In this new millennial era, it seems the most uncool thing any young person can have is a 9-5. Everywhere we look there are young people starting businesses, creating career lanes, and encouraging each other to chase their dreams before chasing a paycheck. For most of us, working the same job for 30 years sounds like the closest thing to death by monotony. So what do you do when you have a 9-5 and a dream, and all your peers seem to be thriving with their dreams but without their jobs? You keep working.
Perception is everything, but reality is a different thing. The struggling artist/entrepreneur prototype is still a thing. For millennials who have complex identities besides being born after 1985. For those who are raising children, supporting their parents, or trying to keep up with the gentrifying surroundings of their city, quitting your day job is not only a bad idea, but it could set you back from your ultimate goal.
Bills are still relevant. Now more than ever. Rising healthcare cost, staggering student loan debt, and skyrocketing cost of living make it impossible to drop everything without a plan. It is not wise to quit your day job without being able to keep your day to day needs afloat. Everyone’s situation is different. I know artist who will always have a safety net either in the form of friends or family that will support them by providing a roof and a hot meal. I also know artist who have to work all day and stay up all night perfecting their craft. I am an artist who is also a single mother, who manages to draw, paint, write and edit, in between cooking meals and keeping my home organized. Not to mention my 9 to 5. My dreams are a priority but fall at number 3 on the list with my daughter and bills sitting at one and two. There are creatives who busted their ass to build a career while simultaneously maintaining a day job. Crissles, from the ground breaking podcast “The Read”, detailed how she didn’t quit her day job until she was absolutely sure she could maintain without it.

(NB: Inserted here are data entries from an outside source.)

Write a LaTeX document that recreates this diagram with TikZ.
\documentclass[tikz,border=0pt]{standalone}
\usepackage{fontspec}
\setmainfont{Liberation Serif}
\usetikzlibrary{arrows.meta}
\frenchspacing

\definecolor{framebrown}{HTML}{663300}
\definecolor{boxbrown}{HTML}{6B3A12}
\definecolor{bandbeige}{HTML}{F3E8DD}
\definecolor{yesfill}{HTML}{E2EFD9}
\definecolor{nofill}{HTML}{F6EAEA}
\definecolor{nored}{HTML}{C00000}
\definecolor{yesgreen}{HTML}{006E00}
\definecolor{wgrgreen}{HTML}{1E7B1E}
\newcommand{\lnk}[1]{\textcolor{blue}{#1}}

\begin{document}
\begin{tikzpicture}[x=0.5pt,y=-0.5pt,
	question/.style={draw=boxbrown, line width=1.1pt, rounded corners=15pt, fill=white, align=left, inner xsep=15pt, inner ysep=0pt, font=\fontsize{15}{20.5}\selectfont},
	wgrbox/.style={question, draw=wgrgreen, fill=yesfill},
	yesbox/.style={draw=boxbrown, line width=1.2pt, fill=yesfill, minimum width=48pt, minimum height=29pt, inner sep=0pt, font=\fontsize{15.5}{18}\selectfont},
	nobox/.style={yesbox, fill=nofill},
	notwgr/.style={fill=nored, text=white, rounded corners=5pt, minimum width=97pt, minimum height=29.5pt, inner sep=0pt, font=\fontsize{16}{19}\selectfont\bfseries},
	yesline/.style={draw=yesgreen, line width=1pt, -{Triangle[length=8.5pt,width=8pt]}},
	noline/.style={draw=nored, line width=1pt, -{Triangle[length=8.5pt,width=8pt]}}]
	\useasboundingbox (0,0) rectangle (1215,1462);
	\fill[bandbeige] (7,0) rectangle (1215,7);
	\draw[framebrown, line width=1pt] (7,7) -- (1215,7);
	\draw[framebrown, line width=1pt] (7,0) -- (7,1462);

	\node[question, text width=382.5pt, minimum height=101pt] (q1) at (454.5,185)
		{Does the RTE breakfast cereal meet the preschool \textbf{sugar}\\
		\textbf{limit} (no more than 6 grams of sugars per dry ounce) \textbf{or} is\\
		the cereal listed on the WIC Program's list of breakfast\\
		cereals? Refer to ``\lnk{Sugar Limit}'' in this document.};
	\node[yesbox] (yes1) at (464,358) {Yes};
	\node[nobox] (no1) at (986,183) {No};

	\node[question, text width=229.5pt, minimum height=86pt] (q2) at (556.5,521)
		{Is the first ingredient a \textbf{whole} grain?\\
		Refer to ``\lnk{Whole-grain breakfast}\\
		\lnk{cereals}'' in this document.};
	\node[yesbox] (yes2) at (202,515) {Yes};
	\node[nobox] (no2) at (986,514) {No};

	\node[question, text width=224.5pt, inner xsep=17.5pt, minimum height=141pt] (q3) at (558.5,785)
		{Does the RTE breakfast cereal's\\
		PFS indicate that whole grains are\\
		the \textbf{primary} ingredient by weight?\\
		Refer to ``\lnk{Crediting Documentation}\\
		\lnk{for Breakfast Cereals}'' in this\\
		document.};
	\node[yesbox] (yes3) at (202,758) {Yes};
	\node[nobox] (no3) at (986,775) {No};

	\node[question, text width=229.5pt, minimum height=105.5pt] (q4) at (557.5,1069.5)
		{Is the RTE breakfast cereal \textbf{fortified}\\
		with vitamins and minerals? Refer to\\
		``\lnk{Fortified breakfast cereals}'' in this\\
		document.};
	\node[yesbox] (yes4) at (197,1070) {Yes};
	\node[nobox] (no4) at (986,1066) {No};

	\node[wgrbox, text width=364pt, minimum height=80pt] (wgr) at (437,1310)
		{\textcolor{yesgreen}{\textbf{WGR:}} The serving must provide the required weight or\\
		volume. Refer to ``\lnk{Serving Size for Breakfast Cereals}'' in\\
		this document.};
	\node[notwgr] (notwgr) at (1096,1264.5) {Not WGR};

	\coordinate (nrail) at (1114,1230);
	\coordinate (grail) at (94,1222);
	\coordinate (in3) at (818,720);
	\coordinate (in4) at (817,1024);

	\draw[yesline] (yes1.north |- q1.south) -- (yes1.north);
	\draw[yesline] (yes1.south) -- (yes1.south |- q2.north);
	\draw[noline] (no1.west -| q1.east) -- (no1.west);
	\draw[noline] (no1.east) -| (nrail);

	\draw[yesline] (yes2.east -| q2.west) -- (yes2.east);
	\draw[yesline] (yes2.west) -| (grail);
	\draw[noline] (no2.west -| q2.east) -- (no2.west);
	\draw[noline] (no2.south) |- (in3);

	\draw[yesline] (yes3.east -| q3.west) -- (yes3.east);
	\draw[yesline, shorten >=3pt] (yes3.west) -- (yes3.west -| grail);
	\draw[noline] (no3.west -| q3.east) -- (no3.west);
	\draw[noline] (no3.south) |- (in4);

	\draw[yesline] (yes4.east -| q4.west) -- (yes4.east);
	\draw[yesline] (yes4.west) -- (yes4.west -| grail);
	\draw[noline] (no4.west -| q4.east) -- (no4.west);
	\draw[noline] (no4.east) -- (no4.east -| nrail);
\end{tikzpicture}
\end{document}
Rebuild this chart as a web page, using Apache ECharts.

A day job provides parameters around your work, a system that requires discipline to create in a home environment. Whether starting a business or creating art, you need to write emails, you need to take calls, and you need to maintain a calendar. No one gets to their version of success without organization and systematic progression.
Providing for yourself and your family is a noble cause. Not all of us will have a team of supporters, help from parents, or a million-dollar loan from our fathers, word to Donald Trump. Our day jobs are a means to an end, not a life sentence. Your ambition and work ethic will be the difference between success and complacency. As long as you keep working, little by little, day by day, you will continue to progress. The one thing most entrepreneurs fail to say is that it took them years, sometimes even decades to reach a point of no longer needing a day job.
Get off the internet and focus on your craft. The reward will be the life you always dreamed of and a career you designed yourself. Entrepreneurship isn’t easy, being an artist is even harder. Most of the greats died without ever seeing the impact their work had on the world. Being an artist and being an entrepreneur are two different things, and while there are more lanes to profit off of the creation of art, the decision to create artistically shouldn’t be based on profit, but that’s a story for a different piece.